MLK Day Speaker Urges Concordia Students to Focus on Service
Photo description: Dr. Jackson speaks in the Thom auditorium Tuesday night.
Photo credit: Esther Molina
Josiah Horvath
Sower Staff
Everyone can do what is right, and the time to do what is right is right now, Dr. Patricia Jackson, principal at St. Paul Lutheran School in Chicago, said during appearances on campus that focused on our obligations to serve and were premised on recognizing the legacy of Dr. Martin Luther King Jr.
“Martin Luther King Day was supposed to be a day on, not a day off,” she said, quoting the late Rep. John Lewis. She said we should help the needy, partner with corporations and seek ways to give back to the community.
“Frankly, if Dr. King was here today, would he be pleased with the progress we have made or just dismayed by how little progress we have made since his death?” Jackson asked. “Have we truly accomplished all of the goals that he set forth for us, as Americans, to live in a fair society?”
Jackson said people must go beyond the holiday to do what God’s people are supposed to do.
“We must accept finite disappointments, but we must never lose infinite hope,” she quoted King once again.
Jackson pointed out that the success of the “I have a Dream” speech is credited not only to King, but also to Mahalia Jackson, who supported him during, before and after the speech, and to Prathia Hall, who, praying aloud to God, inspired the motif “I have a dream.”
Jackson said King believed everyone can be great and everyone can serve if they have a heart full of grace, generated by love.

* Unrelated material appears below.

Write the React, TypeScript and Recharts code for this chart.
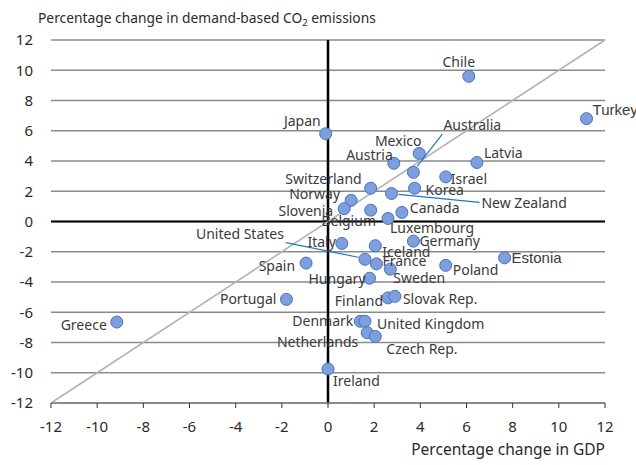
import React from "react";
import {
  ScatterChart,
  Scatter,
  XAxis,
  YAxis,
  CartesianGrid,
  ReferenceLine,
} from "recharts";

const countries = [
  "Chile", "Turkey", "Japan", "Mexico", "Austria", "Australia", "Latvia", "Israel",
  "Switzerland", "Korea", "New Zealand", "Norway", "Slovenia", "Belgium", "Canada",
  "Luxembourg", "Italy", "Iceland", "Germany", "United States", "France", "Sweden",
  "Poland", "Estonia", "Spain", "Hungary", "Portugal", "Finland", "Slovak Rep.",
  "Greece", "Denmark", "United Kingdom", "Netherlands", "Czech Rep.", "Ireland",
];

const gdpChange = [
  6.1, 11.2, -0.1, 3.95, 2.85, 3.7, 6.45, 5.1,
  1.85, 3.75, 2.75, 1.0, 0.7, 1.85, 3.2,
  2.6, 0.6, 2.05, 3.7, 1.6, 2.1, 2.7,
  5.1, 7.65, -0.95, 1.8, -1.8, 2.6, 2.9,
  -9.15, 1.4, 1.6, 1.7, 2.05, 0.0,
];

const co2Change = [
  9.6, 6.8, 5.8, 4.5, 3.85, 3.25, 3.9, 2.95,
  2.2, 2.2, 1.85, 1.4, 0.85, 0.75, 0.6,
  0.2, -1.45, -1.6, -1.3, -2.5, -2.8, -3.15,
  -2.9, -2.4, -2.75, -3.75, -5.15, -5.05, -4.95,
  -6.65, -6.6, -6.6, -7.35, -7.6, -9.75,
];

const axisTicks = [-12, -10, -8, -6, -4, -2, 0, 2, 4, 6, 8, 10, 12];

// Label placement (layout only): offset from the point centre in px
type LabelLayout = { dx: number; dy: number; anchor: "start" | "middle" | "end"; leader?: boolean; arial?: boolean };
const labelLayout: Record<string, LabelLayout> = {
  "Chile": { dx: -10, dy: -14, anchor: "middle" },
  "Turkey": { dx: 6, dy: -9, anchor: "start", arial: true },
  "Japan": { dx: -5, dy: -13, anchor: "end" },
  "Mexico": { dx: -21, dy: -12, anchor: "middle" },
  "Austria": { dx: -1, dy: -8, anchor: "end" },
  "Australia": { dx: 30, dy: -47, anchor: "start", leader: true },
  "Latvia": { dx: 7, dy: -9, anchor: "start" },
  "Israel": { dx: 5, dy: 2, anchor: "start" },
  "Switzerland": { dx: -9, dy: -9, anchor: "end" },
  "Korea": { dx: 11, dy: 2, anchor: "start" },
  "New Zealand": { dx: 90, dy: 10, anchor: "start", leader: true },
  "Norway": { dx: -11, dy: -6, anchor: "end" },
  "Slovenia": { dx: -11, dy: 2, anchor: "end" },
  "Belgium": { dx: -22, dy: 11, anchor: "middle" },
  "Canada": { dx: 8, dy: -4, anchor: "start" },
  "Luxembourg": { dx: 2, dy: 10, anchor: "start" },
  "Italy": { dx: -6, dy: -1, anchor: "end" },
  "Iceland": { dx: 7, dy: 6, anchor: "start" },
  "Germany": { dx: 6, dy: 0, anchor: "start" },
  "United States": { dx: -81, dy: -25, anchor: "end", leader: true },
  "France": { dx: 6, dy: -3, anchor: "start" },
  "Sweden": { dx: 3, dy: 9, anchor: "start" },
  "Poland": { dx: 7, dy: 5, anchor: "start" },
  "Estonia": { dx: 7, dy: 0, anchor: "start", arial: true },
  "Spain": { dx: -11, dy: 3, anchor: "end" },
  "Hungary": { dx: -4, dy: 1, anchor: "end" },
  "Portugal": { dx: -10, dy: 0, anchor: "end" },
  "Finland": { dx: -5, dy: 3, anchor: "end" },
  "Slovak Rep.": { dx: 8, dy: 3, anchor: "start" },
  "Greece": { dx: -10, dy: 3, anchor: "end" },
  "Denmark": { dx: -7, dy: 0, anchor: "end" },
  "United Kingdom": { dx: 12, dy: 3, anchor: "start" },
  "Netherlands": { dx: -9, dy: 9, anchor: "end" },
  "Czech Rep.": { dx: 11, dy: 13, anchor: "start" },
  "Ireland": { dx: 5, dy: 12, anchor: "start" },
};

const data = countries.map((name, i) => ({ name, x: gdpChange[i], y: co2Change[i] }));

const FONT = "'Noto Sans', sans-serif";

const PointShape = (props: any) => {
  const { cx, cy } = props;
  if (cx == null || cy == null) return null;
  return <circle cx={cx} cy={cy} r={6} fill="#7f9fdc" stroke="#4472c4" strokeWidth={1} />;
};

const LabelShape = (props: any) => {
  const { cx, cy, payload } = props;
  if (cx == null || cy == null || !payload) return null;
  const lay = labelLayout[payload.name] || { dx: 6, dy: 0, anchor: "start" };
  const tx = cx + lay.dx;
  const ty = cy + lay.dy;
  let leader = null;
  if (lay.leader) {
    const len = Math.hypot(lay.dx, lay.dy);
    const ux = lay.dx / len;
    const uy = lay.dy / len;
    const sx = cx + ux * 7;
    const sy = cy + uy * 7;
    const ex = tx - ux * 2;
    const ey = ty + (lay.dy < 0 ? 8 : -1) - uy * 1;
    leader = <line x1={sx} y1={sy} x2={ex} y2={ey} stroke="#1f77c4" strokeWidth={1.2} />;
  }
  return (
    <g>
      {leader}
      <text
        x={tx}
        y={ty}
        dy="0.35em"
        textAnchor={lay.anchor}
        fontFamily={lay.arial ? "'Liberation Sans', Arial, sans-serif" : FONT}
        fontSize={lay.arial ? 15 : 14}
        fill="#3a3a3a"
      >
        {payload.name}
      </text>
    </g>
  );
};

export default function App() {
  return (
    <div style={{ position: "absolute", left: 0, top: 0, width: 636, height: 465, background: "#fff", overflow: "hidden" }}>
      <ScatterChart
        width={636}
        height={465}
        margin={{ top: 40, right: 31, bottom: 0, left: 0 }}
        style={{ overflow: "visible" }}
      >
        <CartesianGrid vertical={false} stroke="#8a8a8a" strokeWidth={1.3} />
        <XAxis
          type="number"
          dataKey="x"
          domain={[-12, 12]}
          ticks={axisTicks}
          interval={0}
          height={62}
          tickSize={5}
          tickMargin={13}
          stroke="#808080"
          axisLine={{ stroke: "#808080", strokeWidth: 1.5 }}
          tickLine={{ stroke: "#333", strokeWidth: 1 }}
          tick={{ fill: "#2a2a2a", fontSize: 15, fontFamily: FONT }}
        />
        <YAxis
          type="number"
          dataKey="y"
          domain={[-12, 12]}
          ticks={axisTicks}
          interval={0}
          width={51}
          axisLine={false}
          tickLine={false}
          tickSize={0}
          tickMargin={18}
          tick={{ fill: "#2a2a2a", fontSize: 15, fontFamily: FONT }}
        />
        <ReferenceLine y={0} stroke="#000" strokeWidth={2} />
        <ReferenceLine x={0} stroke="#000" strokeWidth={2.5} />
        <ReferenceLine
          segment={[{ x: -12, y: -12 }, { x: 12, y: 12 }]}
          stroke="#b4b4b4"
          strokeWidth={1.6}
        />
        <Scatter data={data} shape={PointShape} isAnimationActive={false} />
        <Scatter data={data} shape={LabelShape} isAnimationActive={false} />
      </ScatterChart>
      <div
        style={{
          position: "absolute",
          left: 38,
          top: 7,
          fontFamily: FONT,
          fontSize: 13.8,
          color: "#2a2a2a",
          whiteSpace: "nowrap",
          lineHeight: "22px",
        }}
      >
        Percentage change in demand-based CO<sub style={{ fontSize: 9.5, verticalAlign: "-3px", lineHeight: 0 }}>2</sub> emissions
      </div>
      <div
        style={{
          position: "absolute",
          right: 31,
          top: 438,
          fontFamily: FONT,
          fontSize: 15.5,
          color: "#2a2a2a",
          whiteSpace: "nowrap",
          lineHeight: "22px",
        }}
      >
        Percentage change in GDP
      </div>
    </div>
  );
}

She said it is our job and our duty to serve.
“We have been given the opportunity to live in the greatest country in this world and you have been given our lives, and to whom much is given, must is expected,” she said.
Jackson said she doesn’t want Concordia to have a guest speaker give a lecture for Martin Luther King Day next year.
“Don’t have a guest speaker,” she said. “I want next year for you guys to have a report out session; report out what you have done as a team, as an athlete, as a [gamer], as a speech and debate person, as a cheerleader – whatever activity you engage in. Report out what have you done to make this place a better place – how you have served.”
Jackson said that sometimes it isn’t perfection that makes perfection.
“It’s the fall that makes it perfect,” she said. She compared perfection to a diamond that forms by pressure.